The Web is a wonderful place to find software documentation; how-to’s, tutorials, and user’s manuals. The problem is like most resources on the Web, you need to sift through a lot of stuff to find what you’re looking for – or what actually works.
I’m working on a project right now where I need to develop a GUI for a Linux application. In the past I would have used Java Swing but it’s been so long since I’ve done this kind of work that it’s like starting from scratch. So, I decided to learn a GUI programming library and development tool that I could use from C/C++ as well as a scripting language or Java. I decided on GTK+ and Glade after doing some research. GTK+ is the GIMP Tool Kit used to develop the GUI for GIMP, the GNU Image Manipulation Program. It’s kind of like Photoshop without the price tag. GTK+ has a C API but a library, libgtkmm, provides C++ wrappers for GTK+. Glade is a graphical GUI development tool. It allows you to build up a GUI by dragging and dropping the graphical objects you need to build up you GUI. Finally, a library, libglademm, hooks up the output from Glade to libgtkmm.
The next step was to find some documentation, tutorials, and examples on the Web. I found some easy “Hello World” examples that didn’t really help much. I also found some very complete documentation but the author was really intent on me learning autoconfig, automake, and libtool. Now I’m sure learning these tools would be good for me in the long run but right now I’m on a deadline. Researching these tools I found a bunch of outdated examples that wouldn’t work on my up-to-date Linux environment. I finally found a quick how-to that was complex enough to be useful but didn’t require me to learn a bunch of other tools: A simple libglademm application. The example application is a simple calculator. It demonstrates the basics of building a GUI using Glade and then writing the C++ code behind it that makes it work.

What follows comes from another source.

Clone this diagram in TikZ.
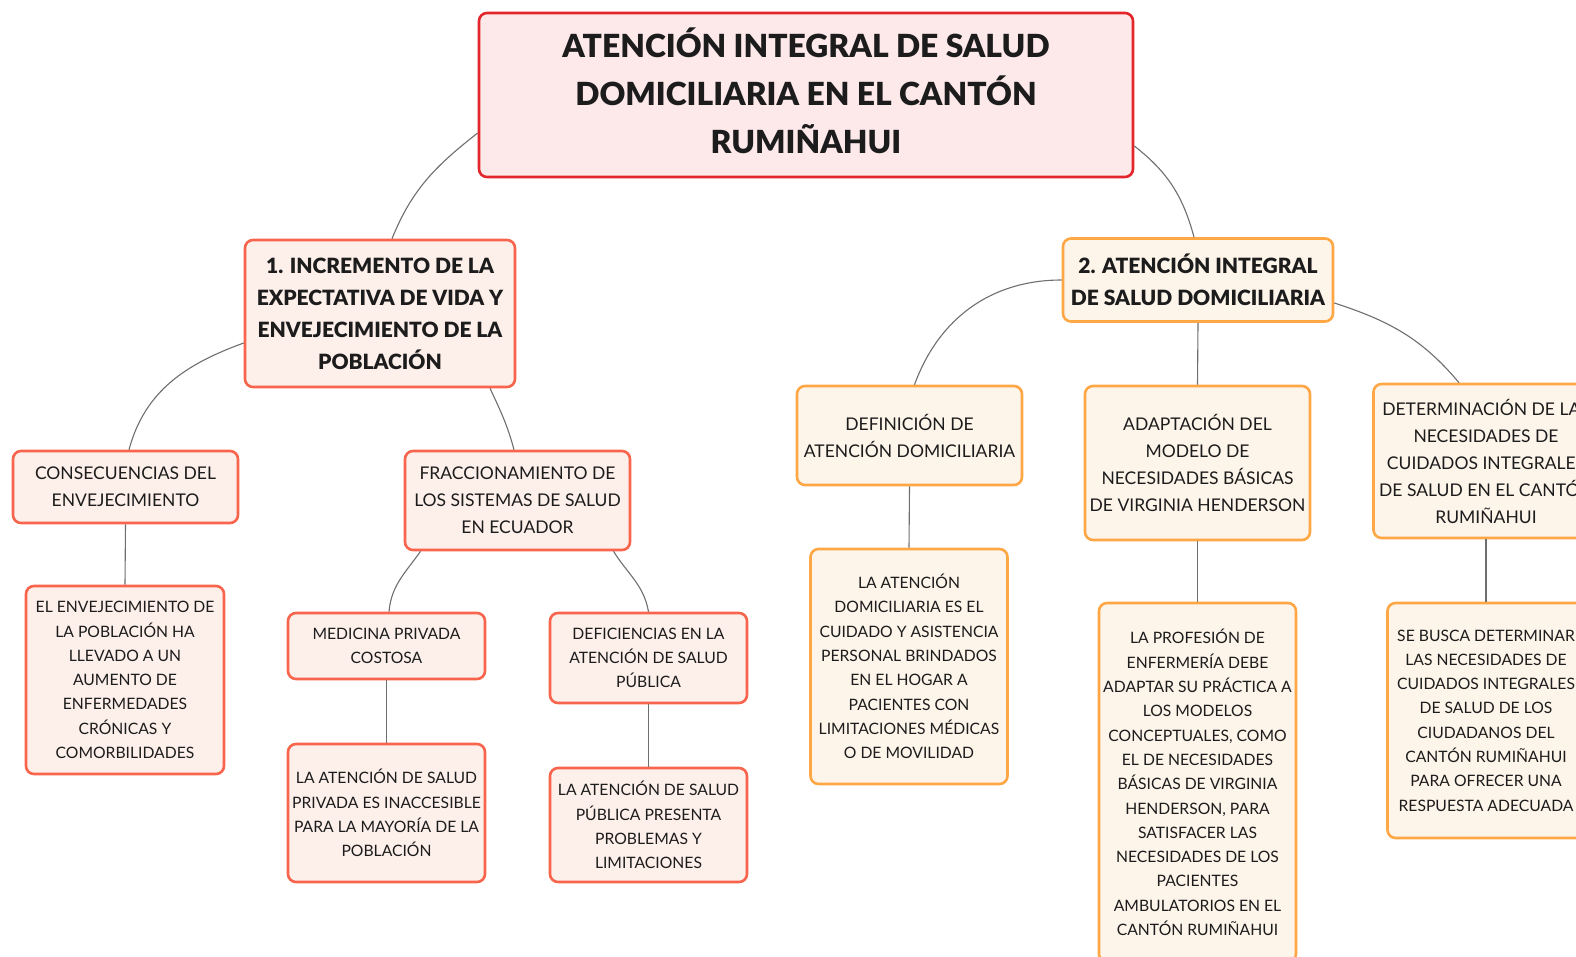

I ran into some other outdated how-to’s this weekend. I was helping a friend set up Embedded Linux on an ARM evaluation board. The manufacturer actually provided a very complete build of GNU tools for their processor and Linux 2.6 build source for their development board. The problem was that there were too many how-to’s on the site – mostly outdated. Some of the older ones were just plain wrong or referred to links on their web site that no longer exist. The most up-to-date and correct documentation was buried in their file downloads and you had to hunt around to find everything. Once we found the right downloads and documentation, the build went smoothly with the exception of one minor glitch.
By the way, this is not to say that commercial software is better. Commercial software is often worse with even harder to find documentation and even more outdated material. Often you need to buy a book to make up for the lack of documentation that comes with the product.
So here’s my message to all of you great people who provide open source software: please delete your obsolete documentation, and to paraphrase Einstein; “Keep it a simple as possible but no simpler.”
Finally, I have to say, that I think Glade, Gtk+, libglademm, and gtkmm are great!